# Given instruction
Under this line sits a listing. Repeat exactly and only its lines from the one holding "Emit a Python" through the one holding "width=0.4, saturation=1, ax=ax)"; skip pictures.
:: Input material
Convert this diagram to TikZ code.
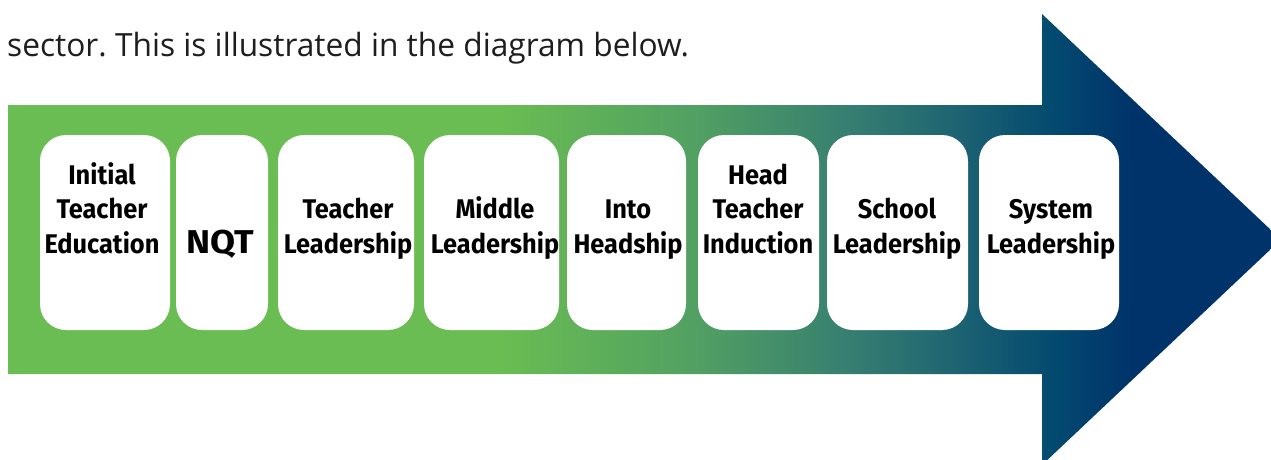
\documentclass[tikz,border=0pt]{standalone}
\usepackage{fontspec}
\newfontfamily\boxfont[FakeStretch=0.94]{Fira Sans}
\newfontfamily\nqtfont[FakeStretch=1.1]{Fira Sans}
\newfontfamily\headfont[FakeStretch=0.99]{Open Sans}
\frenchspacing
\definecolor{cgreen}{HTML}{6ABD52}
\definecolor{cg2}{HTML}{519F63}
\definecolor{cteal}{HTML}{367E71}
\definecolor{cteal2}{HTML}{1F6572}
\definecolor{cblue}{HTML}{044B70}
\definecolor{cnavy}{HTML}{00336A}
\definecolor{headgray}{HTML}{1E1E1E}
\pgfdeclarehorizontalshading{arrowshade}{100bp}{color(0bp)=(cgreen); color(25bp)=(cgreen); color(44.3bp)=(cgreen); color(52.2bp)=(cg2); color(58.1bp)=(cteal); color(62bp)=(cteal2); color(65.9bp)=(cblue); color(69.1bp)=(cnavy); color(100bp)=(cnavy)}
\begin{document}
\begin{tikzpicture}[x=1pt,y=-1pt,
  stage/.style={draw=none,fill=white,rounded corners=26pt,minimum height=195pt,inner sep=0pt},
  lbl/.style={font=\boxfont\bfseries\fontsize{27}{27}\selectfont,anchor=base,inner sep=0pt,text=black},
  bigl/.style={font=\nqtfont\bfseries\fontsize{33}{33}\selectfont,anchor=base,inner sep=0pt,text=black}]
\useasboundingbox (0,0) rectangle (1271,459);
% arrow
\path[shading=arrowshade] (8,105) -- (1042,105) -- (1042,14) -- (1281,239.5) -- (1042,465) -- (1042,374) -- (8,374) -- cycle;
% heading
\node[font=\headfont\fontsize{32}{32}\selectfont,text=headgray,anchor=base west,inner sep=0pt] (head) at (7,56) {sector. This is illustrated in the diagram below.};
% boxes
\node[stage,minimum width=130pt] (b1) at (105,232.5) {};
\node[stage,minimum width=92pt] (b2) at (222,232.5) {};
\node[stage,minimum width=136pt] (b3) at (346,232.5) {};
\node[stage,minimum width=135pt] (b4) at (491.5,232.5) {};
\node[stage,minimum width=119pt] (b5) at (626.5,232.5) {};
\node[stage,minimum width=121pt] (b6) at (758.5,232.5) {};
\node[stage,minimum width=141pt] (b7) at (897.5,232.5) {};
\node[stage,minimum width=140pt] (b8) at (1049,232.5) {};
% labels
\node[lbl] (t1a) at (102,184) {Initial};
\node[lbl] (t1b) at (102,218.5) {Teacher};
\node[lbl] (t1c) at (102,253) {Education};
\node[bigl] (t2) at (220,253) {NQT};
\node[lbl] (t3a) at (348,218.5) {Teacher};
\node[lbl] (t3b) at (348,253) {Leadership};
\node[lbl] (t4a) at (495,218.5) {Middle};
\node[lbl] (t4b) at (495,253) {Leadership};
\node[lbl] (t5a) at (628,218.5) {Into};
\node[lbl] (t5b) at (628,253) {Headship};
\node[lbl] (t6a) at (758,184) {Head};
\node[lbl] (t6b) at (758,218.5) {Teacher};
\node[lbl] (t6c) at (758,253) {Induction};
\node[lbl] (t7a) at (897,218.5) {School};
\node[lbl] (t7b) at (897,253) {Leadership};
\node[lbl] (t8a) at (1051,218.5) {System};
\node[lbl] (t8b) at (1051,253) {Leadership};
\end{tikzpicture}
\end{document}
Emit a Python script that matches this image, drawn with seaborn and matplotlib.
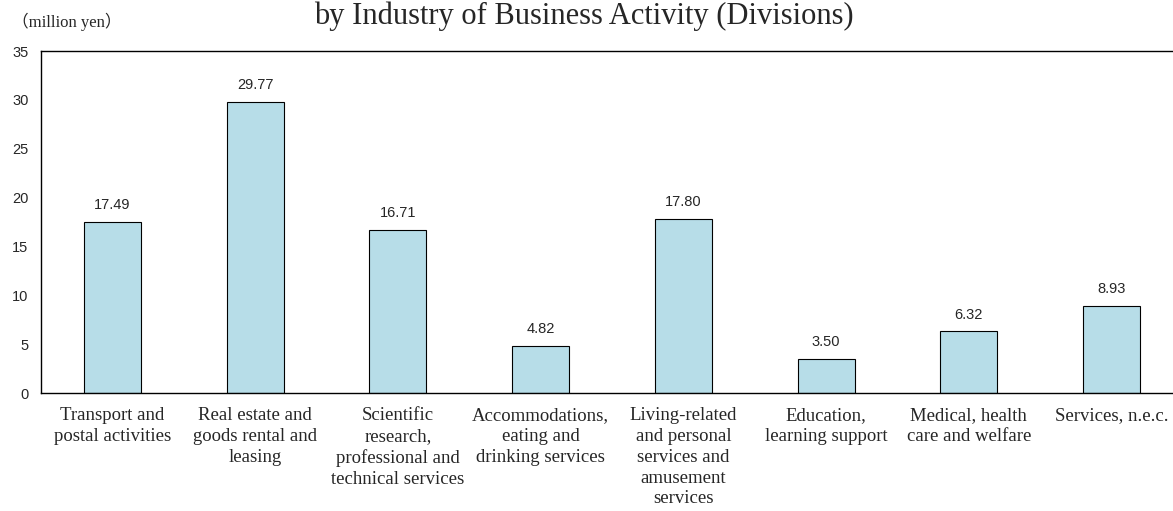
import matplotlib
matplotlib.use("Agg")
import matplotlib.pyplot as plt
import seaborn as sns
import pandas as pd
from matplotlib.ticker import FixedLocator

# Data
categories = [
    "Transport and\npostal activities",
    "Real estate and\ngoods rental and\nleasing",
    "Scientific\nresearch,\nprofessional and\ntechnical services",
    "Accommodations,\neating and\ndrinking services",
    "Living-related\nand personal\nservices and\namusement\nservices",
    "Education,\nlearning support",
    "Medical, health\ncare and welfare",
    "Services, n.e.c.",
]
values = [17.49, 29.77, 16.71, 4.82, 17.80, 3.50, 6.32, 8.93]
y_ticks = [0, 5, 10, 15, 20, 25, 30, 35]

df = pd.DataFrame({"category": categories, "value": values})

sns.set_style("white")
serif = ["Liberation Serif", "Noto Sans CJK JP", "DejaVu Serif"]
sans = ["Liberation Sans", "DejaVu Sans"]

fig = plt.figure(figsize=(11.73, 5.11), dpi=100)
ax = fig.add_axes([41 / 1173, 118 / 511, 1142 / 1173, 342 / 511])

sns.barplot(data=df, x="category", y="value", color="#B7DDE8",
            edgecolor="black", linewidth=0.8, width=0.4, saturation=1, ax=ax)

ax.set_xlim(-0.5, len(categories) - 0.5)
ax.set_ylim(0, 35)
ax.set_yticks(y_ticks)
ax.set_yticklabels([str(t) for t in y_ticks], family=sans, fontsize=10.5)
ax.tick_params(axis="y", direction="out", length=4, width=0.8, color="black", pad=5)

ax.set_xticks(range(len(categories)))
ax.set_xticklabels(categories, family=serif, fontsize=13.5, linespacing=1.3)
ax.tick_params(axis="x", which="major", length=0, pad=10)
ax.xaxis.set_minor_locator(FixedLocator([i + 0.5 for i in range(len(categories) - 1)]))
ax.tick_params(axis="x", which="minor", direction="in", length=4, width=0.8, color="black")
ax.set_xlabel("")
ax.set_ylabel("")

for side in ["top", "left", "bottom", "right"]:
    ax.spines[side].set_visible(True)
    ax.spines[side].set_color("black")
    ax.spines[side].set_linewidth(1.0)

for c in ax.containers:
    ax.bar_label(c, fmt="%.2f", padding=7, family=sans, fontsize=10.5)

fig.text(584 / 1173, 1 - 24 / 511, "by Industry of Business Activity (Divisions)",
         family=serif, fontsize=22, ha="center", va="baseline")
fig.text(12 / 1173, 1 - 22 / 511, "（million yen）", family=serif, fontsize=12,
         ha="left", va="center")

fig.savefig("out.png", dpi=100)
::::
# Response
Emit a Python script that matches this image, drawn with seaborn and matplotlib.
import matplotlib
matplotlib.use("Agg")
import matplotlib.pyplot as plt
import seaborn as sns
import pandas as pd
from matplotlib.ticker import FixedLocator

# Data
categories = [
    "Transport and\npostal activities",
    "Real estate and\ngoods rental and\nleasing",
    "Scientific\nresearch,\nprofessional and\ntechnical services",
    "Accommodations,\neating and\ndrinking services",
    "Living-related\nand personal\nservices and\namusement\nservices",
    "Education,\nlearning support",
    "Medical, health\ncare and welfare",
    "Services, n.e.c.",
]
values = [17.49, 29.77, 16.71, 4.82, 17.80, 3.50, 6.32, 8.93]
y_ticks = [0, 5, 10, 15, 20, 25, 30, 35]

df = pd.DataFrame({"category": categories, "value": values})

sns.set_style("white")
serif = ["Liberation Serif", "Noto Sans CJK JP", "DejaVu Serif"]
sans = ["Liberation Sans", "DejaVu Sans"]

fig = plt.figure(figsize=(11.73, 5.11), dpi=100)
ax = fig.add_axes([41 / 1173, 118 / 511, 1142 / 1173, 342 / 511])

sns.barplot(data=df, x="category", y="value", color="#B7DDE8",
            edgecolor="black", linewidth=0.8, width=0.4, saturation=1, ax=ax)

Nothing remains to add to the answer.